From the first line of the data below through the line holding "var yR = d3.scaleLinear().domain([0, 12]).range([height, 0]);", output each line exactly and leave the pictures out.

Figure scripts:
________

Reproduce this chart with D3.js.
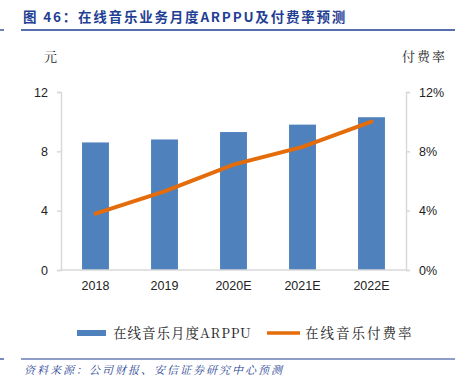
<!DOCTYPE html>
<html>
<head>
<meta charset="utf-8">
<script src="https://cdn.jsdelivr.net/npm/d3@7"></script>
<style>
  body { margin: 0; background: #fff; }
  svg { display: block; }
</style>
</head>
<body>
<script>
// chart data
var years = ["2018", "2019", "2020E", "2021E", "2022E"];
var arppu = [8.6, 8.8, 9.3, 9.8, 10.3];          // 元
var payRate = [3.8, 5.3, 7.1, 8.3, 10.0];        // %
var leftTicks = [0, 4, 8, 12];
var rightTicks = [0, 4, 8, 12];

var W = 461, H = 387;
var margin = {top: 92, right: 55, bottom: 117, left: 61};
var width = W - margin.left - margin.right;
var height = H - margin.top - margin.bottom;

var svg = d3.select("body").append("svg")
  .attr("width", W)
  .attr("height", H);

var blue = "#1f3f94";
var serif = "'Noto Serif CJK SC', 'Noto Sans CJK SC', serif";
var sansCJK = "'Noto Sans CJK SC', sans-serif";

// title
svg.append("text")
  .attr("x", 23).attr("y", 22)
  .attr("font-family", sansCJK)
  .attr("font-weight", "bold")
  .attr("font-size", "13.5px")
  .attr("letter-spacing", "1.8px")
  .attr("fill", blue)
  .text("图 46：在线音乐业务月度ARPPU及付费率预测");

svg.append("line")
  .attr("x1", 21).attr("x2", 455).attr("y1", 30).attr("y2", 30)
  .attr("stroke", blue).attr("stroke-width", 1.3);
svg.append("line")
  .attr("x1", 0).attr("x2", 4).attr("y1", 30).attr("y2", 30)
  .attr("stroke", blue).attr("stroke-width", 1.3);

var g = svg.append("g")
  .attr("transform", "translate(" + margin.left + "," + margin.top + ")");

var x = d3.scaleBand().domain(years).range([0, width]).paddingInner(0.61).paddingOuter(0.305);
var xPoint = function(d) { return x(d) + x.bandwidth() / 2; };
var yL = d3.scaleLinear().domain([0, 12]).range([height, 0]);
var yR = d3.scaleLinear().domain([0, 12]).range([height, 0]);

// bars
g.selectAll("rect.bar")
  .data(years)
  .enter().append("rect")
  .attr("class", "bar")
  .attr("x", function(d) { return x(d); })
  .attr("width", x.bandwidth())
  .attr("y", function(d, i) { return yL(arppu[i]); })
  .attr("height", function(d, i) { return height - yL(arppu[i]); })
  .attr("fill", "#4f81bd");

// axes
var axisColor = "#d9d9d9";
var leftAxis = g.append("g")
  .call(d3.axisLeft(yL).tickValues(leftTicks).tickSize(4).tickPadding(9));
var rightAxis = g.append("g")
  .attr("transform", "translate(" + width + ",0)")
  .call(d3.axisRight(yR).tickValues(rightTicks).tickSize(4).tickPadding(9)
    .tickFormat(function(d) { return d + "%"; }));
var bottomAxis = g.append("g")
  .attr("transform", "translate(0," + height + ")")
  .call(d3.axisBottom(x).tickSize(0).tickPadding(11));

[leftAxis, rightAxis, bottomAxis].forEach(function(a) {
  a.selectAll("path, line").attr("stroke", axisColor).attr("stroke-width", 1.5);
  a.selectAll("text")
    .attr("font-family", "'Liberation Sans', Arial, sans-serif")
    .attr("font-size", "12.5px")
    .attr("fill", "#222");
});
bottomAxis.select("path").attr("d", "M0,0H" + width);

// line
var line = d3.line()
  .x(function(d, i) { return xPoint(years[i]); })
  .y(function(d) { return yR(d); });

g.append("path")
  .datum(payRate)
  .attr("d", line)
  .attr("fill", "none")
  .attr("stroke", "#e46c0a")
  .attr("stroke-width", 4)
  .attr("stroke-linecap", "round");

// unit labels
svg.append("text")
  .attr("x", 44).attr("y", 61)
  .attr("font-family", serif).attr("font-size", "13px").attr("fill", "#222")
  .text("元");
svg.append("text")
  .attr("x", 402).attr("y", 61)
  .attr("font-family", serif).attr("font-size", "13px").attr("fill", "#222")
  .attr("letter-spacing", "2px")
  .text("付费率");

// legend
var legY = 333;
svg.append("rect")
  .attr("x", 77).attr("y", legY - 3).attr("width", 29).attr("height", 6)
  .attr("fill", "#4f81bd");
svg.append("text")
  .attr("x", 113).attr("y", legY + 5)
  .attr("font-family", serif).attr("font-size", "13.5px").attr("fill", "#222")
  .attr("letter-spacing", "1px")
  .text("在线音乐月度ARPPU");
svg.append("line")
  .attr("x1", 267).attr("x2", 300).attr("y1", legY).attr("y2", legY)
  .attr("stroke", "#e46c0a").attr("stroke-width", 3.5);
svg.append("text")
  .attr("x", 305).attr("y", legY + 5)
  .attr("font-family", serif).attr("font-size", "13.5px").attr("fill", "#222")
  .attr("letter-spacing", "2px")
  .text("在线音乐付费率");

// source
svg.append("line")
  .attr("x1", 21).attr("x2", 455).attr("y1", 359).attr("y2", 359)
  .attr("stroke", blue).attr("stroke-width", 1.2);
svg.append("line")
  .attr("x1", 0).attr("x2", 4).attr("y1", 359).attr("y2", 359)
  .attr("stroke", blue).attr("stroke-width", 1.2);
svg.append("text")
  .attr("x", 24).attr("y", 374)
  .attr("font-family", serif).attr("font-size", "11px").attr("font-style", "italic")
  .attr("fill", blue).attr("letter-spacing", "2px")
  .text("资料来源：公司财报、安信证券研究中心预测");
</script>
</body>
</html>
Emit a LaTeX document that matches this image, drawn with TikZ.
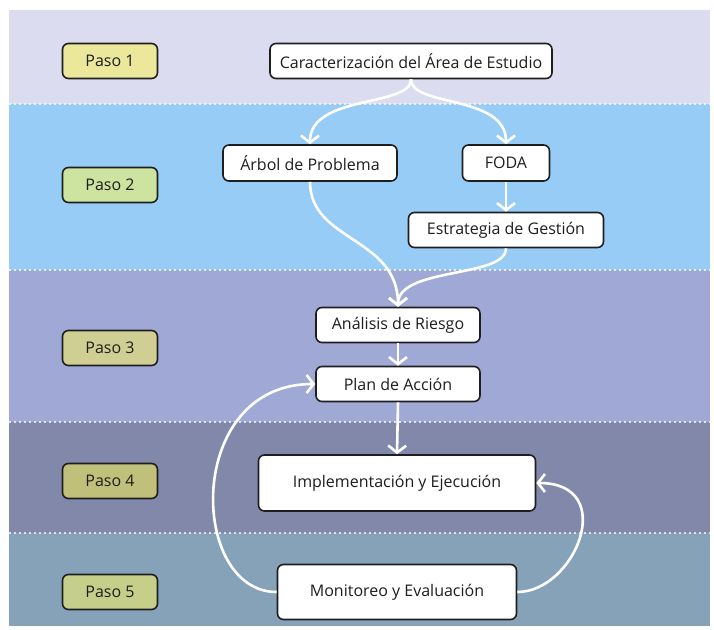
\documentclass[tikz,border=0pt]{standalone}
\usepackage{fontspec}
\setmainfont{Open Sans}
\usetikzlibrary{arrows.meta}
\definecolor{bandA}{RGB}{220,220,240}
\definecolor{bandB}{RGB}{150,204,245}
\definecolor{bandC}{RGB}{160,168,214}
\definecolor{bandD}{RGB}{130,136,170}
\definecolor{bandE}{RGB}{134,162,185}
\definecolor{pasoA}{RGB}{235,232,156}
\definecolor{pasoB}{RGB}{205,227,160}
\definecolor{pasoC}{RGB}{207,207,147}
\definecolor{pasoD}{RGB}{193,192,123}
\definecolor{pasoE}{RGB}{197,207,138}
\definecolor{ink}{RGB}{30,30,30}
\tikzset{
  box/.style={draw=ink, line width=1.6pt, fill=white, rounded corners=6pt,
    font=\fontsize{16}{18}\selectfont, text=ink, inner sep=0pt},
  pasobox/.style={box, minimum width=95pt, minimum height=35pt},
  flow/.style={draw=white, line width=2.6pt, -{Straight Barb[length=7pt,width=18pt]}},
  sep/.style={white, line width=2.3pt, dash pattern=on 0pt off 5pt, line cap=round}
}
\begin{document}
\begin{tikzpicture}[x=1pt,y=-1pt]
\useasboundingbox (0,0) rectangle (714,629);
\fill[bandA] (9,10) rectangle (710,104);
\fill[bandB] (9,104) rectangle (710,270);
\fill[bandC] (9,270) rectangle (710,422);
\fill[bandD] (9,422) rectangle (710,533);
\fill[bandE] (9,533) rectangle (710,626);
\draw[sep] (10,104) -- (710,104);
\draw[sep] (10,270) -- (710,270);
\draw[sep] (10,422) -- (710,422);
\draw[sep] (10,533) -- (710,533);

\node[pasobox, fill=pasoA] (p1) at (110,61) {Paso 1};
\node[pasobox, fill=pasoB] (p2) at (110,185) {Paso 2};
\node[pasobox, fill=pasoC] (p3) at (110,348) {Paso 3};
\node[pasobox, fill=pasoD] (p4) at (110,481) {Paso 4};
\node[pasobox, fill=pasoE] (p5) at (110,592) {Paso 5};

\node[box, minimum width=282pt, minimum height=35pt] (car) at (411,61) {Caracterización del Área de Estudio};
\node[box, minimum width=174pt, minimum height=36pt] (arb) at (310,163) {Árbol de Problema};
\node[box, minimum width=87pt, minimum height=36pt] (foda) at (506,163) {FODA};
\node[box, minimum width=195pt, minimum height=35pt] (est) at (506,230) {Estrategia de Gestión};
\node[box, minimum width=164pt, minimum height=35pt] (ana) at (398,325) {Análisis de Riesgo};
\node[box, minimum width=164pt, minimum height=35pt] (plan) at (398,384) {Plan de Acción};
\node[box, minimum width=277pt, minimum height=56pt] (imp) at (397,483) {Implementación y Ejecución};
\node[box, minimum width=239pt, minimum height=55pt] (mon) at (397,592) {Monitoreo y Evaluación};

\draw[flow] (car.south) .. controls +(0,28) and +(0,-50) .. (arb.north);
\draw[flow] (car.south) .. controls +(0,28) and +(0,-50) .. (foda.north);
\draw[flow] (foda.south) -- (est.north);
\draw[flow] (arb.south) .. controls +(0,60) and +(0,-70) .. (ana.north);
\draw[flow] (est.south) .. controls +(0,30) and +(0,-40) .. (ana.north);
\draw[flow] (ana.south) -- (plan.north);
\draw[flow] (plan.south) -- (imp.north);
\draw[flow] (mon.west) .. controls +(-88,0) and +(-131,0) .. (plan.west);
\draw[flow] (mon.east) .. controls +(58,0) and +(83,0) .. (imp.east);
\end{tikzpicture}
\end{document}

________

**RESPONSE**
Reproduce this chart with D3.js.
<!DOCTYPE html>
<html>
<head>
<meta charset="utf-8">
<script src="https://cdn.jsdelivr.net/npm/d3@7"></script>
<style>
  body { margin: 0; background: #fff; }
  svg { display: block; }
</style>
</head>
<body>
<script>
// chart data
var years = ["2018", "2019", "2020E", "2021E", "2022E"];
var arppu = [8.6, 8.8, 9.3, 9.8, 10.3];          // 元
var payRate = [3.8, 5.3, 7.1, 8.3, 10.0];        // %
var leftTicks = [0, 4, 8, 12];
var rightTicks = [0, 4, 8, 12];

var W = 461, H = 387;
var margin = {top: 92, right: 55, bottom: 117, left: 61};
var width = W - margin.left - margin.right;
var height = H - margin.top - margin.bottom;

var svg = d3.select("body").append("svg")
  .attr("width", W)
  .attr("height", H);

var blue = "#1f3f94";
var serif = "'Noto Serif CJK SC', 'Noto Sans CJK SC', serif";
var sansCJK = "'Noto Sans CJK SC', sans-serif";

// title
svg.append("text")
  .attr("x", 23).attr("y", 22)
  .attr("font-family", sansCJK)
  .attr("font-weight", "bold")
  .attr("font-size", "13.5px")
  .attr("letter-spacing", "1.8px")
  .attr("fill", blue)
  .text("图 46：在线音乐业务月度ARPPU及付费率预测");

svg.append("line")
  .attr("x1", 21).attr("x2", 455).attr("y1", 30).attr("y2", 30)
  .attr("stroke", blue).attr("stroke-width", 1.3);
svg.append("line")
  .attr("x1", 0).attr("x2", 4).attr("y1", 30).attr("y2", 30)
  .attr("stroke", blue).attr("stroke-width", 1.3);

var g = svg.append("g")
  .attr("transform", "translate(" + margin.left + "," + margin.top + ")");

var x = d3.scaleBand().domain(years).range([0, width]).paddingInner(0.61).paddingOuter(0.305);
var xPoint = function(d) { return x(d) + x.bandwidth() / 2; };
var yL = d3.scaleLinear().domain([0, 12]).range([height, 0]);
var yR = d3.scaleLinear().domain([0, 12]).range([height, 0]);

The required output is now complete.